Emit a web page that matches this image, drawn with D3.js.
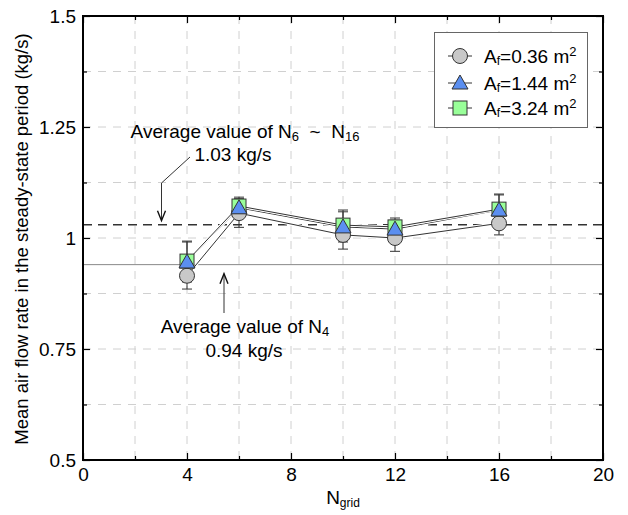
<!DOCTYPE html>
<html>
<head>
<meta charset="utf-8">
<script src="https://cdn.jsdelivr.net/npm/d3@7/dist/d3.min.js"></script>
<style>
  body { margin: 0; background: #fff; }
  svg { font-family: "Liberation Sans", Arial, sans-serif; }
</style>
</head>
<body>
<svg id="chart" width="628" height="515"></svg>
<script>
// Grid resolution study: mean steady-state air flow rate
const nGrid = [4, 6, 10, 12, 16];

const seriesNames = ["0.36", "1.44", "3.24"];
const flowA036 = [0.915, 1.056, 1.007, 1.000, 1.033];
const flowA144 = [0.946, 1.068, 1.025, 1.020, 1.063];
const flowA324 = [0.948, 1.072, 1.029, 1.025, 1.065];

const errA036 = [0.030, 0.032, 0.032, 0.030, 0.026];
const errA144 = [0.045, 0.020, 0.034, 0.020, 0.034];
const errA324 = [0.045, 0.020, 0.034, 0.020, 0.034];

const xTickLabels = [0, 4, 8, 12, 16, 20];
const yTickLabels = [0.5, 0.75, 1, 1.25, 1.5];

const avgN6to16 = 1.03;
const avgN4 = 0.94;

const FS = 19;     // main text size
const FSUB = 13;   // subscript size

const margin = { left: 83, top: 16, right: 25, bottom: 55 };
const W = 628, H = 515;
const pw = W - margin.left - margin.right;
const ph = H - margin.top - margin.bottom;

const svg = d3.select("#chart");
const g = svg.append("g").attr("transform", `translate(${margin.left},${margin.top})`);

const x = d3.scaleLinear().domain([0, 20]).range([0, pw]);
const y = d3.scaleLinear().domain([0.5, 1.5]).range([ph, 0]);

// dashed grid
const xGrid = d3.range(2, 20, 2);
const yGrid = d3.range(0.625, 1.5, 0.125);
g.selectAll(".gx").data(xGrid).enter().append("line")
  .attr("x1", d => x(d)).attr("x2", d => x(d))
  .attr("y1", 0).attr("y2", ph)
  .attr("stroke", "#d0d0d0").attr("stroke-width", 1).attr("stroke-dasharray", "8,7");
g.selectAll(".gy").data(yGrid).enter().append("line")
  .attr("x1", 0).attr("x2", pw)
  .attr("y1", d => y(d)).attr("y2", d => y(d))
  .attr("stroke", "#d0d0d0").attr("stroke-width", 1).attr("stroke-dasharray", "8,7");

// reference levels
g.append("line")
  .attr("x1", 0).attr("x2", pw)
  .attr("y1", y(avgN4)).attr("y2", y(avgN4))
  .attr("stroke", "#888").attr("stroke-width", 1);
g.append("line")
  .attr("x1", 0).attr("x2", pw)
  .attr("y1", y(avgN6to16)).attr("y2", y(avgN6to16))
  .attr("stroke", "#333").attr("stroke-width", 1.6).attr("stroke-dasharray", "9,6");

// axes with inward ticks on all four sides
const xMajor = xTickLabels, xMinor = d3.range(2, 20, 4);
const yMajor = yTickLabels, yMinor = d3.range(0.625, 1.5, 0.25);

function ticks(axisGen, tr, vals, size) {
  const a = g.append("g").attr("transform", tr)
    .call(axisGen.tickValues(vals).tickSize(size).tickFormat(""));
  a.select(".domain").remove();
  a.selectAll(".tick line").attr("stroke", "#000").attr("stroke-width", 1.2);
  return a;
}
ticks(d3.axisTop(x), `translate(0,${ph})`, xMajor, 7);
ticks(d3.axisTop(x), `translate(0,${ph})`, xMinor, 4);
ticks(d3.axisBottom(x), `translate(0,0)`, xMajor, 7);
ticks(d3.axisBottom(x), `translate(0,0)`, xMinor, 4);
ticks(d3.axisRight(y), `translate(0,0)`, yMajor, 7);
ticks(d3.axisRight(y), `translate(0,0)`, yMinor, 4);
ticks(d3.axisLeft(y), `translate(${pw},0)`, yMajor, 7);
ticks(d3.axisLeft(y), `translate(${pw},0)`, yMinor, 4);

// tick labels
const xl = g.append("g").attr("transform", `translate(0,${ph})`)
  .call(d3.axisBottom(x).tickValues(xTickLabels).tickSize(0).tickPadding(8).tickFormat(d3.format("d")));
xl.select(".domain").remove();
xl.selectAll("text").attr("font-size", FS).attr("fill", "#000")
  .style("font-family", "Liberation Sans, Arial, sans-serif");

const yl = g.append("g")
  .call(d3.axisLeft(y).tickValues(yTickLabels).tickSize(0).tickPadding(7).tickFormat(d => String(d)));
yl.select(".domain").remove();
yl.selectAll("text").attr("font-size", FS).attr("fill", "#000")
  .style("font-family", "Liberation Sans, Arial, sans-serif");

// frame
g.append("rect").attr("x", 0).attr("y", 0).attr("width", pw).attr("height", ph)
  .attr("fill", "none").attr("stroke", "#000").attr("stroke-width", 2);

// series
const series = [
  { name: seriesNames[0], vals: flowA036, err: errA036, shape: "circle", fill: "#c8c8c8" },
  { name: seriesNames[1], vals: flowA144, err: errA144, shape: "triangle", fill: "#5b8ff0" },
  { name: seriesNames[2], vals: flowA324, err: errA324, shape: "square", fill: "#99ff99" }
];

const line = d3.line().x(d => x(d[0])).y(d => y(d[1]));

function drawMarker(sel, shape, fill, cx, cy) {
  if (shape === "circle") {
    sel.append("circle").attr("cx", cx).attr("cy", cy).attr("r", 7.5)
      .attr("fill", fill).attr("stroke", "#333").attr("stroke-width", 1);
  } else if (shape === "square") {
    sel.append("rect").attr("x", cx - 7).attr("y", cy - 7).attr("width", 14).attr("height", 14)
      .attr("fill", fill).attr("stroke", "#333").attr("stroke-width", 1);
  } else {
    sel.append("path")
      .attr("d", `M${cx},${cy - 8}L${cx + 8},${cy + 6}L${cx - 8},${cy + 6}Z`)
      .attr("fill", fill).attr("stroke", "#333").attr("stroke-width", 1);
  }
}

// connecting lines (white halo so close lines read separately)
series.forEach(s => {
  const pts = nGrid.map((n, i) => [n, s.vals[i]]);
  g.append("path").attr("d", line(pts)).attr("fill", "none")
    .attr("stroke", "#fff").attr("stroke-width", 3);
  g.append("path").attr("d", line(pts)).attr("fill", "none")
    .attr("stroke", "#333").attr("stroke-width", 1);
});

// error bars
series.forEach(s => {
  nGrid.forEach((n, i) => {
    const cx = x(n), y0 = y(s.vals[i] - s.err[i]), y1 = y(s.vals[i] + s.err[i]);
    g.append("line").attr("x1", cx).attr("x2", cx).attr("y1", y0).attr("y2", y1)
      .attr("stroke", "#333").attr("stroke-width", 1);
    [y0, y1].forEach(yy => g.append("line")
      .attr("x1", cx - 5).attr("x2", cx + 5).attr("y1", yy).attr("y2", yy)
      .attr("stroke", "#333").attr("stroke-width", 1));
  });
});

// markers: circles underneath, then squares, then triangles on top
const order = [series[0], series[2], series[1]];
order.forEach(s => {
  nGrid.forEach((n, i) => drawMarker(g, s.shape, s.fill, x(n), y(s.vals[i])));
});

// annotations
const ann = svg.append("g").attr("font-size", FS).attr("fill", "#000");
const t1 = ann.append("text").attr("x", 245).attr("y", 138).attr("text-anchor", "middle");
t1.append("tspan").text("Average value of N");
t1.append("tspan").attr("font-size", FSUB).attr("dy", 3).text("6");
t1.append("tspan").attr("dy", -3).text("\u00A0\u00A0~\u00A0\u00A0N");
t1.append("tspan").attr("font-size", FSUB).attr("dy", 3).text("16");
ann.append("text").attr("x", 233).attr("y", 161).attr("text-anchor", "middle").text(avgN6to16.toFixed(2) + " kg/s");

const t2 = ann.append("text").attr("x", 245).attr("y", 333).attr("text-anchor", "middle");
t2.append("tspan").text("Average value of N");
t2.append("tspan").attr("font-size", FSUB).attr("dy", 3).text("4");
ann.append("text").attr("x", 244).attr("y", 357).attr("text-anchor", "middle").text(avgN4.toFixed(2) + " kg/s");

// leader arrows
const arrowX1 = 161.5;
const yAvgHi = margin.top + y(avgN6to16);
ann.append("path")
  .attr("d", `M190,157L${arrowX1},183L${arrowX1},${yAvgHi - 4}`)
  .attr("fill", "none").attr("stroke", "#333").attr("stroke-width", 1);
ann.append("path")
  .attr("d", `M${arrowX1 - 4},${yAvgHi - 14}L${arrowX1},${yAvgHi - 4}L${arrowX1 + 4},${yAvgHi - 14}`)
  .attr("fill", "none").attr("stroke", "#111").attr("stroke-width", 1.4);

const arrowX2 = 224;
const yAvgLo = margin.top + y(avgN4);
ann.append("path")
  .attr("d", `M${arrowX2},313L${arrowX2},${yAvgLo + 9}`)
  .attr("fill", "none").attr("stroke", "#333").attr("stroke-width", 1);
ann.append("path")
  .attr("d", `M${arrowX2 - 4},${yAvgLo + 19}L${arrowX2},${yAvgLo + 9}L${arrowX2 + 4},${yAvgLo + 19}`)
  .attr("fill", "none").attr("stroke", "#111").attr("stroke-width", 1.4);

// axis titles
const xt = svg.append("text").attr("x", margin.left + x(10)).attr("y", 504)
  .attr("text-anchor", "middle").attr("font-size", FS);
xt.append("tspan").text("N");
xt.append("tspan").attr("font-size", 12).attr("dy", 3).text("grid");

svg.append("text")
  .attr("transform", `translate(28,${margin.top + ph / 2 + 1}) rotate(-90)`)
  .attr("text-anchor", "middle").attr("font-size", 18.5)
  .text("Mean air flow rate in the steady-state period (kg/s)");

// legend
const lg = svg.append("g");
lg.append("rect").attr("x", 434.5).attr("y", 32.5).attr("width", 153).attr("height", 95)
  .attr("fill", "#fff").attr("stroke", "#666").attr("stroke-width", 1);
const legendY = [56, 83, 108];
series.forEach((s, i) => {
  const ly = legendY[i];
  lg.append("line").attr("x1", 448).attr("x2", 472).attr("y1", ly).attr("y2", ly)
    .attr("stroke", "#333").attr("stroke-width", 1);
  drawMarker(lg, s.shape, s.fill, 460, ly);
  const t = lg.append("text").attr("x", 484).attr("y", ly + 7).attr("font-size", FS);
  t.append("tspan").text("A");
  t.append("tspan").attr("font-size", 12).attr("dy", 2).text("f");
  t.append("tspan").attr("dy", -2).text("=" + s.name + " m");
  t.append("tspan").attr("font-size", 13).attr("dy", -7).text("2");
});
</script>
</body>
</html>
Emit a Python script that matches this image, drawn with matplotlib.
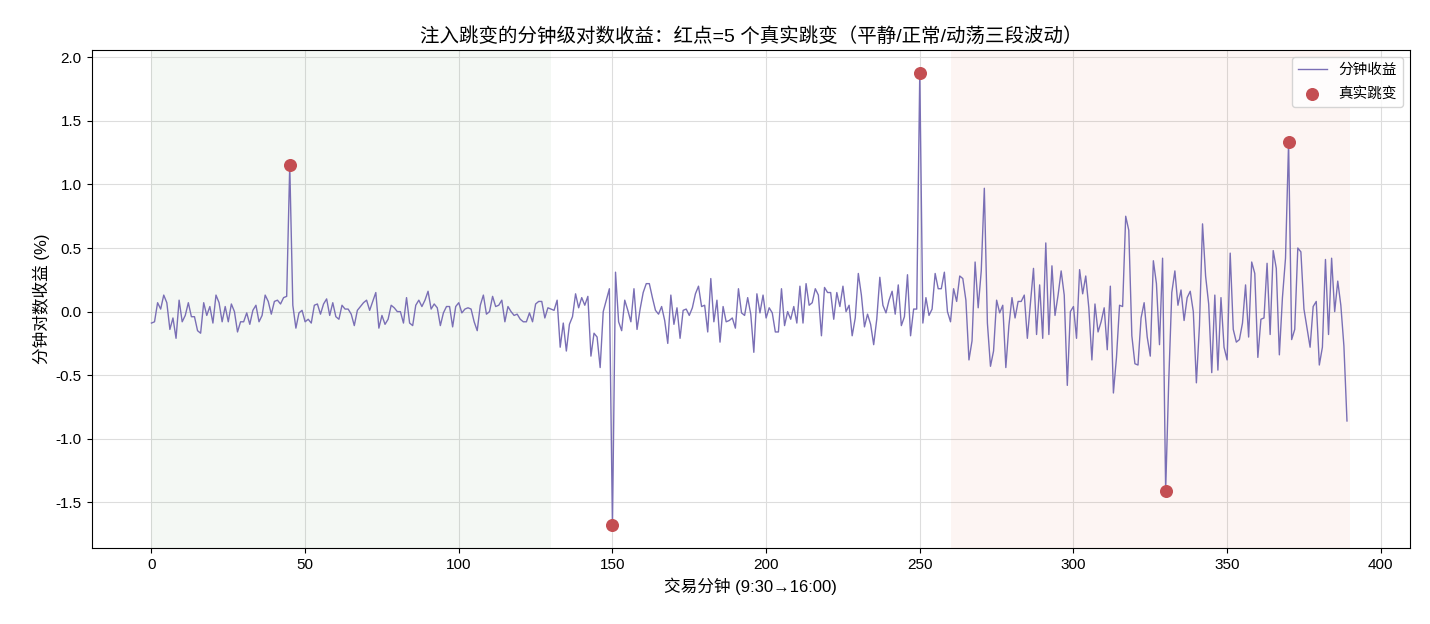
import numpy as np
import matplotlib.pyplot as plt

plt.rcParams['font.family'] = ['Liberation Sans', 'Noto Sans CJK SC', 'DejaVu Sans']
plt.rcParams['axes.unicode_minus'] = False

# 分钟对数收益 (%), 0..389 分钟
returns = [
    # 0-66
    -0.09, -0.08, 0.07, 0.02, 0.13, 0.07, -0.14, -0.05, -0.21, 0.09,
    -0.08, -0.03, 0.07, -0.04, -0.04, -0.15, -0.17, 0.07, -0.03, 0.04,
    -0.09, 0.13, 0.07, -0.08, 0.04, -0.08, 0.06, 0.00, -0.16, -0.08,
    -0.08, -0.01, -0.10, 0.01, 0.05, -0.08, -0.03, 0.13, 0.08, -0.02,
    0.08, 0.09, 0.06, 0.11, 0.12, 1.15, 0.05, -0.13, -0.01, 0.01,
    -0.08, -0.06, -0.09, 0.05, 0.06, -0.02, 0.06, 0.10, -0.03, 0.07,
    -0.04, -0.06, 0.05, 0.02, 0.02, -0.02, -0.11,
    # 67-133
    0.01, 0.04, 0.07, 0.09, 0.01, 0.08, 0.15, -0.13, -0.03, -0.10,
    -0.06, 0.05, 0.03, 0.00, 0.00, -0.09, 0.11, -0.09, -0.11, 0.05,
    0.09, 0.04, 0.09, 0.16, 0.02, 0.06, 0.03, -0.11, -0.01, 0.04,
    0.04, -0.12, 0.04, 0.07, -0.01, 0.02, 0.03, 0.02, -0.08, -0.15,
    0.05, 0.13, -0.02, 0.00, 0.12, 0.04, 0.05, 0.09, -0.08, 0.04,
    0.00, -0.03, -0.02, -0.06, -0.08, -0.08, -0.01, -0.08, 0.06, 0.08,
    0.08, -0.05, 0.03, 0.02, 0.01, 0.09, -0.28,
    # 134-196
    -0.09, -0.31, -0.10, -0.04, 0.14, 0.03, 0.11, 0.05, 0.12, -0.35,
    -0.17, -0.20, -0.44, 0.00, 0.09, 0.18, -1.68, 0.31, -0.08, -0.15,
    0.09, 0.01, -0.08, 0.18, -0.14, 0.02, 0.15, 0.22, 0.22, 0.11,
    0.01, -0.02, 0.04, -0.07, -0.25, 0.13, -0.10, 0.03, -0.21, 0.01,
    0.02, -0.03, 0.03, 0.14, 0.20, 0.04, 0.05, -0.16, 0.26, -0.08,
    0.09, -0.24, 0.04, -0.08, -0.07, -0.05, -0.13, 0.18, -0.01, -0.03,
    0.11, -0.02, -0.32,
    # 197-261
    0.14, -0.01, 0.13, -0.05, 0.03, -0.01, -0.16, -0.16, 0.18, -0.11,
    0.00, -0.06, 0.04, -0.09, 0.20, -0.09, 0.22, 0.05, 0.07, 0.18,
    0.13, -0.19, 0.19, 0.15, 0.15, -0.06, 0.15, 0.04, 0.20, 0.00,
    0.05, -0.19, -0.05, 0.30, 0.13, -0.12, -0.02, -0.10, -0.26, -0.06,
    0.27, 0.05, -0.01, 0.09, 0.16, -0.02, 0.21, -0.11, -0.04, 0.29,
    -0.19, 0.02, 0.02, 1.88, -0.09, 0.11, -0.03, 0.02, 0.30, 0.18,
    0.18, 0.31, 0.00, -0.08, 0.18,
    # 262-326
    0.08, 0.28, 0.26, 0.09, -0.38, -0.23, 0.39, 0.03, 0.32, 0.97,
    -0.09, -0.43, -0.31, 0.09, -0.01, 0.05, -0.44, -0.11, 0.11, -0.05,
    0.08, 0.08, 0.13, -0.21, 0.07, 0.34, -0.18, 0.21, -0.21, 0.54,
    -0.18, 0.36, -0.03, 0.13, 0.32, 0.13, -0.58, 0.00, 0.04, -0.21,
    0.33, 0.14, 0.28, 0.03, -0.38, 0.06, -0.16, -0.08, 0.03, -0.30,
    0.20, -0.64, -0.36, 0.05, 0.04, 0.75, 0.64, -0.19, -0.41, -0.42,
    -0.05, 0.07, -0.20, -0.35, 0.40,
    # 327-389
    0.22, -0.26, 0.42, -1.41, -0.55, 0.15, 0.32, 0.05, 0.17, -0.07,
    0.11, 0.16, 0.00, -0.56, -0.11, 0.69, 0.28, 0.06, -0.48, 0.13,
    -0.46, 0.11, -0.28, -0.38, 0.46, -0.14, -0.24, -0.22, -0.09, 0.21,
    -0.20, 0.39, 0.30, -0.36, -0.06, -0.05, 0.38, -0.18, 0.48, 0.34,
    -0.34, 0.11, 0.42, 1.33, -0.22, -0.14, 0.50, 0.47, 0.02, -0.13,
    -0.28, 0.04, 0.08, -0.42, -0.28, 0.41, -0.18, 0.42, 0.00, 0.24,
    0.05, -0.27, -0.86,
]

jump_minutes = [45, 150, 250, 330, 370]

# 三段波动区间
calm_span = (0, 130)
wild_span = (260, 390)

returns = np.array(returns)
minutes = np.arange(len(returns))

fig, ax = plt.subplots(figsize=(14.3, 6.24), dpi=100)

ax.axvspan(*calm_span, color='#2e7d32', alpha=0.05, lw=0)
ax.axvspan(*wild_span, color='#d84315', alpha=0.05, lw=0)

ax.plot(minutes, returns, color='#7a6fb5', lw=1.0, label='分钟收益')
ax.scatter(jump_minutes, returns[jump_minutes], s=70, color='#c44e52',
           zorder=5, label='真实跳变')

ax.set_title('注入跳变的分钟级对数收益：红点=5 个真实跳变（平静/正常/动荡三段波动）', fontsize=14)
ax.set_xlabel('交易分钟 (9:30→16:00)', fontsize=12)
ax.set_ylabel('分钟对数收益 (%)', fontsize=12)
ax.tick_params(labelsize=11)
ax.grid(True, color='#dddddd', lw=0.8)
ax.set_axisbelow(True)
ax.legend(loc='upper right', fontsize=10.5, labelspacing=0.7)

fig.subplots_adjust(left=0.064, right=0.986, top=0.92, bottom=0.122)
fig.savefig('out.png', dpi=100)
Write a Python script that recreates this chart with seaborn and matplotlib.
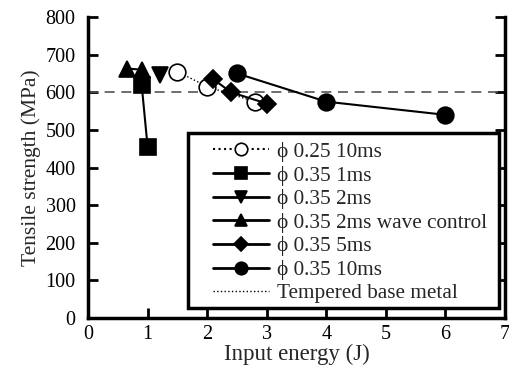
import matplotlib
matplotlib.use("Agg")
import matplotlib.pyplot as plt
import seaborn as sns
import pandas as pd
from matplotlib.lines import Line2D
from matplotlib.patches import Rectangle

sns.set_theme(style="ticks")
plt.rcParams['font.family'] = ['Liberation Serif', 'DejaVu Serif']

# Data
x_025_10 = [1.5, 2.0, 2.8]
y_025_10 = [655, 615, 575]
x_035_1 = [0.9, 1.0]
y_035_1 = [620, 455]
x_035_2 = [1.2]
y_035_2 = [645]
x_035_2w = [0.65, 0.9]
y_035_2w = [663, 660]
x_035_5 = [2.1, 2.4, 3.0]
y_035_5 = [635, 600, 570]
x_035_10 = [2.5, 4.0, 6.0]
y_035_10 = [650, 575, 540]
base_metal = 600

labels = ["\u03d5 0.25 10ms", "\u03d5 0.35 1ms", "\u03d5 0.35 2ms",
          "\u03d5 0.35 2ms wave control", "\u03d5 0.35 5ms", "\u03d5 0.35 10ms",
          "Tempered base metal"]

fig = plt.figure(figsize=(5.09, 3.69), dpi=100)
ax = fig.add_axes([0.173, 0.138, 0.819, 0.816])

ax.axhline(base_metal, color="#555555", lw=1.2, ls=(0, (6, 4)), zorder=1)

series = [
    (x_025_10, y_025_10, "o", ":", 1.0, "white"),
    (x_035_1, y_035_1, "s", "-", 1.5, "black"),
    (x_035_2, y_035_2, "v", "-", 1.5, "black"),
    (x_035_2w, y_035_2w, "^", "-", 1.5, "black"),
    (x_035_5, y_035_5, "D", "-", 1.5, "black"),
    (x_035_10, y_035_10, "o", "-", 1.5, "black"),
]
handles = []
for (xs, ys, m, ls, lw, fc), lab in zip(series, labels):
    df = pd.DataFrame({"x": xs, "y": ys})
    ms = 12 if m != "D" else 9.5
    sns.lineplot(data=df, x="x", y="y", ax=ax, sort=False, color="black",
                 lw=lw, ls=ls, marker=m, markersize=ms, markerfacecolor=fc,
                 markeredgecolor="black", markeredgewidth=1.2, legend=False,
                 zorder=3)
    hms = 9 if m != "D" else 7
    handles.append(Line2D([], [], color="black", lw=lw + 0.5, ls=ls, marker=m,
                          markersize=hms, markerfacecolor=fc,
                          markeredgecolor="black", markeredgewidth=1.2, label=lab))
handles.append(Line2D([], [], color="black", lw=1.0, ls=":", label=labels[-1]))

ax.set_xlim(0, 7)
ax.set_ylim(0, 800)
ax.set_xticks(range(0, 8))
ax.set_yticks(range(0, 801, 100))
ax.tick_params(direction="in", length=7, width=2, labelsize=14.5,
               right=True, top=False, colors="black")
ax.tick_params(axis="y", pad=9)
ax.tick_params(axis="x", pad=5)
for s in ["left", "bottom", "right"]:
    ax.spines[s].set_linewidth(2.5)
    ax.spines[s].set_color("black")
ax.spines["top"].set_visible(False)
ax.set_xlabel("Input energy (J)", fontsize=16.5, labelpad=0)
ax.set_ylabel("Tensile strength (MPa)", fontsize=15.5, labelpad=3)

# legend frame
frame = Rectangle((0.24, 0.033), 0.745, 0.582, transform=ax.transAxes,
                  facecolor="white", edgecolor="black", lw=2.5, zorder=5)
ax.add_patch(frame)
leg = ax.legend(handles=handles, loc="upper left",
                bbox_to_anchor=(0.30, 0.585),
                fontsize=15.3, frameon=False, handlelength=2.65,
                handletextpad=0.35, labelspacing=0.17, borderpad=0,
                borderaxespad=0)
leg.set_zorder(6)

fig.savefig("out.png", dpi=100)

◇ ◇ ◇

● What you are asked to do
Give the lines again word for word, from the start of the records to the line holding "const y = d3.scaleLinear().domain([0.5, 1.5]).range([ph, 0]);", both included, and leave out any picture.

● Written response
Emit a web page that matches this image, drawn with D3.js.
<!DOCTYPE html>
<html>
<head>
<meta charset="utf-8">
<script src="https://cdn.jsdelivr.net/npm/d3@7/dist/d3.min.js"></script>
<style>
  body { margin: 0; background: #fff; }
  svg { font-family: "Liberation Sans", Arial, sans-serif; }
</style>
</head>
<body>
<svg id="chart" width="628" height="515"></svg>
<script>
// Grid resolution study: mean steady-state air flow rate
const nGrid = [4, 6, 10, 12, 16];

const seriesNames = ["0.36", "1.44", "3.24"];
const flowA036 = [0.915, 1.056, 1.007, 1.000, 1.033];
const flowA144 = [0.946, 1.068, 1.025, 1.020, 1.063];
const flowA324 = [0.948, 1.072, 1.029, 1.025, 1.065];

const errA036 = [0.030, 0.032, 0.032, 0.030, 0.026];
const errA144 = [0.045, 0.020, 0.034, 0.020, 0.034];
const errA324 = [0.045, 0.020, 0.034, 0.020, 0.034];

const xTickLabels = [0, 4, 8, 12, 16, 20];
const yTickLabels = [0.5, 0.75, 1, 1.25, 1.5];

const avgN6to16 = 1.03;
const avgN4 = 0.94;

const FS = 19;     // main text size
const FSUB = 13;   // subscript size

const margin = { left: 83, top: 16, right: 25, bottom: 55 };
const W = 628, H = 515;
const pw = W - margin.left - margin.right;
const ph = H - margin.top - margin.bottom;

const svg = d3.select("#chart");
const g = svg.append("g").attr("transform", `translate(${margin.left},${margin.top})`);

const x = d3.scaleLinear().domain([0, 20]).range([0, pw]);
const y = d3.scaleLinear().domain([0.5, 1.5]).range([ph, 0]);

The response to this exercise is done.